Putting disagreement into context
Highlighting these three, unequivocal principles is important because
ecologists and conservation biologists have long discussed how best to
manage native habitat to sustain biodiversity (5, 6) . Earlier
discussions revolved around the SLOSS question (should conservation
prioritize ‘a single large or several small’ habitat patches?). Through
time, SLOSS matured into a conversation around the effects of habitat
fragmentation relative to effects of habitat amount. And more recently,
the discussion among scientists has focused on whether habitat
fragmentation may even have a positive effect on species. The problem
is, while disagreement is healthy in an academic setting, it confuses
management and policy making.
Still, the extensive body of literature addressing these topics has not
been sufficient to reach consensus on them. Some scientists have
concluded that landscapes containing many small patches of native
habitat can sustain rare and/or habitat specialist species (e.g., due to
beta diversity patterns or spatio-temporal dynamics across patches)(5, 9) , whereas others have suggested that the detrimental
effects of reduced patch size inevitably depauperate biodiversity even
at high cumulative habitat areas (e.g., due to extinction debt that
might be paid in landscapes containing many small patches) (6,
8) . Underlying different perspectives are several factors determining
our understanding of patterns in species occurrence and biodiversity.
Some of these factors are contextual to different ecosystems, including
biogeographical differences or intraspecific variation, and some
theoretical, including issues of spatial scaling or the balance between
deterministic and stochastic forces across landscapes.
Despite the different schools of thought in this field, there is no
debate about the need to conserve habitat: the effects for biodiversity
of increasing native habitat area are overwhelmingly positive.

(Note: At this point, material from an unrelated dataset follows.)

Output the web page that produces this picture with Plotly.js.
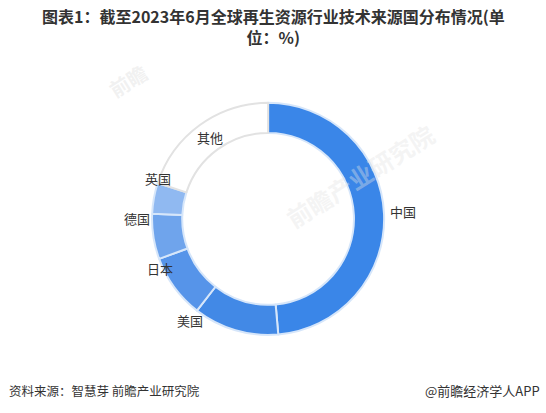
<!DOCTYPE html>
<html>
<head>
<meta charset="utf-8">
<script src="https://cdn.plot.ly/plotly-3.0.1.min.js"></script>
<style>
  html, body { margin: 0; padding: 0; background: #fff; }
  #chart { width: 546px; height: 413px; }
</style>
</head>
<body>
<div id="chart"></div>
<script>
// Share of technology source countries (%)
const countries = ['中国', '美国', '日本', '德国', '英国', '其他'];
const shares = [48.6, 11.9, 8.9, 6.3, 4.3, 20.0];
const sliceColors = ['#3a86e8', '#4289e6', '#5694e9', '#6fa4ec', '#90b9f1', '#ffffff'];

const FONT = '"Noto Sans CJK SC", "Noto Sans", sans-serif';

const trace = {
  type: 'pie',
  labels: countries,
  values: shares,
  hole: 0.74,
  sort: false,
  direction: 'clockwise',
  rotation: 0,
  textinfo: 'none',
  marker: {
    colors: sliceColors,
    line: { color: ['#d6e6fa', '#d6e6fa', '#d6e6fa', '#d6e6fa', '#d6e6fa', '#e2e2e2'], width: 2 }
  },
  domain: { x: [0.278, 0.704], y: [0.189, 0.751] },
  hoverinfo: 'label+value',
  showlegend: false
};

// label spots around the ring (paper coords), as the source chart puts them
const labelSpots = [
  [0.738, 0.489], [0.348, 0.225], [0.293, 0.349],
  [0.251, 0.472], [0.289, 0.569], [0.385, 0.668]
];

const labelNotes = countries.map((name, i) => ({
  text: name,
  xref: 'paper', yref: 'paper',
  x: labelSpots[i][0], y: labelSpots[i][1],
  xanchor: 'center', yanchor: 'middle', showarrow: false,
  font: { family: FONT, size: 13, color: '#333' }
}));

// faint watermarks
const marks = [
  {
    text: '<b>前瞻产业研究院</b>',
    xref: 'paper', yref: 'paper', x: 0.66, y: 0.575,
    xanchor: 'center', yanchor: 'middle', showarrow: false, textangle: -32,
    font: { family: FONT, size: 24, color: 'rgba(228,228,228,0.4)' }
  },
  {
    text: '<b>前瞻</b>',
    xref: 'paper', yref: 'paper', x: 0.235, y: 0.805,
    xanchor: 'center', yanchor: 'middle', showarrow: false, textangle: -32,
    font: { family: FONT, size: 20, color: 'rgba(225,225,225,0.45)' }
  }
];

const layout = {
  width: 546,
  height: 413,
  margin: { t: 0, b: 0, l: 0, r: 0 },
  paper_bgcolor: '#fff',
  font: { family: FONT, color: '#333' },
  annotations: [
    ...marks,
    {
      text: '<b>图表1：截至2023年6月全球再生资源行业技术来源国分布情况(单<br>位：%)</b>',
      xref: 'paper', yref: 'paper', x: 0.5, y: 0.935,
      xanchor: 'center', yanchor: 'middle', align: 'center', showarrow: false,
      font: { family: FONT, size: 16, color: '#333' }
    },
    ...labelNotes,
    {
      text: '资料来源：智慧芽 前瞻产业研究院',
      xref: 'paper', yref: 'paper', x: 0.012, y: 0.055,
      xanchor: 'left', yanchor: 'middle', showarrow: false,
      font: { family: FONT, size: 12.5, color: '#333' }
    },
    {
      text: '@前瞻经济学人APP',
      xref: 'paper', yref: 'paper', x: 0.992, y: 0.055,
      xanchor: 'right', yanchor: 'middle', showarrow: false,
      font: { family: FONT, size: 13, color: '#333' }
    }
  ]
};

Plotly.newPlot('chart', [trace], layout, { displayModeBar: false, staticPlot: true });
</script>
</body>
</html>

Furthermore, embracing the three principles we outline (Fig. 1) helps to
put disagreements in the conservation literature into perspective. For
instance, it is true that large areas of nature are important and must
be protected (2) , as much as it is true that ensuring the
conservation or restoration of multiple small habitat patches is
fundamental for global biodiversity conservation, particularly in
regions with high land use (9) . These are neither incompatible
nor competing strategies; instead, they are complementary approaches to
protect biodiversity across all regions. Healthy disagreement can be
wrongly translated into a false dichotomy between the protection of
large or small patches, a mistake that must be avoided at all costs for
the sake of biodiversity conservation because both are important.

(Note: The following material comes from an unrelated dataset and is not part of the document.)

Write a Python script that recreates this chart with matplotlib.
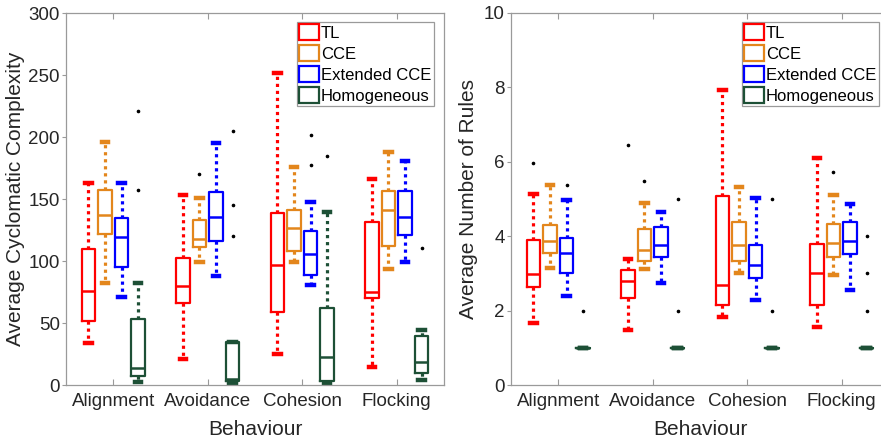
import matplotlib
matplotlib.use('Agg')
import matplotlib.pyplot as plt
from matplotlib.patches import Patch

plt.rcParams['font.family'] = ['Liberation Sans', 'DejaVu Sans']

behaviours = ['Alignment', 'Avoidance', 'Cohesion', 'Flocking']
methods = ['TL', 'CCE', 'Extended CCE', 'Homogeneous']
colors = ['#ff0000', '#e3861c', '#0000ff', '#1d5036']

# cyclomatic complexity: box stats per method, one value per behaviour
cc_whislo = [[33.6, 20.7, 25, 14.8], [82.6, 99, 99.3, 93.9], [71, 88, 80.5, 99.3], [2.2, 2, 2, 4]]
cc_q1 = [[51.9, 66.4, 58.9, 70], [121.6, 111.4, 108.4, 112.2], [95.5, 116.5, 88.5, 121], [7.3, 3.2, 3.5, 9.9]]
cc_med = [[75.9, 80.2, 96.9, 75.3], [137.2, 117.8, 126.4, 141.2], [119.2, 135.8, 105.5, 135.3], [14, 5, 22.3, 18.3]]
cc_q3 = [[110, 102.8, 138.6, 131.8], [157.6, 133.2, 141.5, 156.3], [134.5, 155.8, 124, 156.6], [53.3, 34.4, 62.4, 39.8]]
cc_whishi = [[163.3, 153, 251.6, 166], [195.6, 151.2, 176.2, 188], [162.5, 195, 147.5, 180.5], [82, 35, 139.4, 44.4]]
cc_fliers = [[[], [], [], []],
             [[], [170.3], [], []],
             [[], [], [202, 177.8], []],
             [[221, 157], [205, 145, 120], [184.3], [110.8]]]

# average number of rules
nr_whislo = [[1.67, 1.48, 1.83, 1.56], [3.14, 3.12, 3.02, 2.96], [2.40, 2.74, 2.28, 2.56], [1, 1, 1, 1]]
nr_q1 = [[2.64, 2.33, 2.14, 2.16], [3.55, 3.33, 3.33, 3.44], [3.01, 3.44, 2.88, 3.52], [1, 1, 1, 1]]
nr_med = [[2.99, 2.79, 2.70, 3.02], [3.88, 3.63, 3.75, 3.83], [3.55, 3.77, 3.23, 3.88], [1, 1, 1, 1]]
nr_q3 = [[3.90, 3.08, 5.07, 3.79], [4.31, 4.20, 4.38, 4.33], [3.94, 4.26, 3.77, 4.37], [1, 1, 1, 1]]
nr_whishi = [[5.13, 3.40, 7.92, 6.09], [5.37, 4.90, 5.31, 5.10], [4.96, 4.66, 5.03, 4.87], [1, 1, 1, 1]]
nr_fliers = [[[5.97], [6.46], [], []],
             [[], [5.48], [], [5.73]],
             [[5.38], [], [], []],
             [[2.0], [5.0, 2.0], [5.0, 2.0], [4.0, 3.0, 2.0]]]

offsets = [-0.2625, -0.0875, 0.0875, 0.2625]


def draw_panel(ax, whislo, q1, med, q3, whishi, fliers, ylim, yticks, ylabel, ylabel_x):
    for m in range(4):
        stats = []
        for b in range(4):
            stats.append(dict(whislo=whislo[m][b], q1=q1[m][b], med=med[m][b],
                              q3=q3[m][b], whishi=whishi[m][b], fliers=fliers[m][b]))
        pos = [b + 1 + offsets[m] for b in range(4)]
        c = colors[m]
        ax.bxp(stats, positions=pos, widths=0.145, capwidths=0.07, showfliers=True,
               manage_ticks=False,
               boxprops=dict(color=c, linewidth=1.6),
               medianprops=dict(color=c, linewidth=1.8),
               whiskerprops=dict(color=c, linewidth=2.3, linestyle=(0, (1, 1.2))),
               capprops=dict(color=c, linewidth=3.2),
               flierprops=dict(marker='o', markersize=1.6, markerfacecolor='black',
                               markeredgecolor='black', linestyle='none'))
    ax.set_xlim(0.5, 4.5)
    ax.set_ylim(*ylim)
    ax.set_yticks(yticks)
    ax.set_xticks(range(1, 5))
    ax.set_xticklabels(behaviours)
    for s in ax.spines.values():
        s.set_color('#9a9a9a')
        s.set_linewidth(0.9)
    ax.tick_params(axis='x', direction='in', top=True, length=4, color='#9a9a9a',
                   labelsize=13.5, labelcolor='#262626', pad=6)
    ax.tick_params(axis='y', direction='out', length=3, color='#9a9a9a',
                   labelsize=13.5, labelcolor='#262626', pad=1.5)
    ax.set_xlabel('Behaviour', fontsize=15, color='#262626')
    ax.set_ylabel(ylabel, fontsize=15, color='#262626')
    ax.xaxis.set_label_coords(0.5, -0.095)
    ax.yaxis.set_label_coords(ylabel_x, 0.5)
    handles = [Patch(facecolor='white', edgecolor=colors[i], linewidth=1.6) for i in range(4)]
    leg = ax.legend(handles, methods, loc='upper left', bbox_to_anchor=(0.611, 0.976),
                    fontsize=12, handlelength=1.2, handleheight=1.1, handletextpad=0.1,
                    labelspacing=0.25, borderpad=0.15, borderaxespad=0, fancybox=False,
                    framealpha=1)
    leg.get_frame().set_edgecolor('#9a9a9a')
    leg.get_frame().set_linewidth(0.9)


fig = plt.figure(figsize=(8.81, 4.44), dpi=100)
ax1 = fig.add_axes([66 / 881, 59 / 444, 378 / 881, 372 / 444])
ax2 = fig.add_axes([511 / 881, 59 / 444, 378 / 881, 372 / 444])

draw_panel(ax1, cc_whislo, cc_q1, cc_med, cc_q3, cc_whishi, cc_fliers,
           (0, 300), range(0, 301, 50), 'Average Cyclomatic Complexity', -0.108)
draw_panel(ax2, nr_whislo, nr_q1, nr_med, nr_q3, nr_whishi, nr_fliers,
           (0, 10), range(0, 11, 2), 'Average Number of Rules', -0.087)

fig.savefig('out.png', dpi=100)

Habitat existing as small patches is often deemed less valuable than
large swaths of habitat in less modified regions (8) , which is
inadvertently leading to widespread cumulative losses of habitat from
millions of small patches across the globe. For instance, a recent
global analysis found that smaller (< 1000 ha) forest patches
are more likely to suffer a given amount of habitat loss than larger
(> 10,000 ha) patches (4) . Policies that protect
only patches larger than a minimum size hinder biodiversity conservation
as they fail to protect biodiversity in highly-modified regions that
clearly need protection. In Southern Ontario, Canada, where only about
15% of native habitat remains, about 95% of recent wetland habitat
loss has occurred below the 2-ha minimum area criterion used to identify
“Provincially Significant Wetlands” (10) . Failing to maintain
small habitat patches also reduces landscape connectivity among larger
patches, due to the loss of “stepping stones” (Fig. 1.3), where small
patches distributed through a landscape can facilitate movement between
larger patches.
At the same time, very large tracts of native habitat are now limited to
a small number of regions (2) , and their continued conversion to
human land uses is placing biodiversity at risk. For instance, continued
deforestation in the Amazon could trigger an ecosystem state-shift,
because the persistence of this biome depends on feedbacks between
vegetation and climate (11) . Losing even a fifth of the Amazonian
forest could shift the remaining area of forest into savanna, a
death-knell for the forest-dependent species of the Amazon (11).Similarly, while the few remaining extensive grasslands worldwide
sequester large amounts of carbon and host unique species, they remain
poorly protected and continue to shrink (12). Beyond biodiversity
per se, loss of these extensive, natural habitats would bring
significant losses to the economic, cultural, and ecological identity of
large regions (11, 12).
Ultimately, initiatives that set targets for habitat protection in the
coming decades require protection of both small and large areas of
native habitat. In ecoregions where vast areas of native habitat still
exist, ongoing habitat transformation needs to stop to both protect
biodiversity and reduce the pace of climate change. In ecoregions with
high land use, urgent protection and restoration of large numbers of
small patches is needed to sustain not only biodiversity but also
crucial ecosystem services including soil retention, water security,
pest control, pollination, and human well-being and health.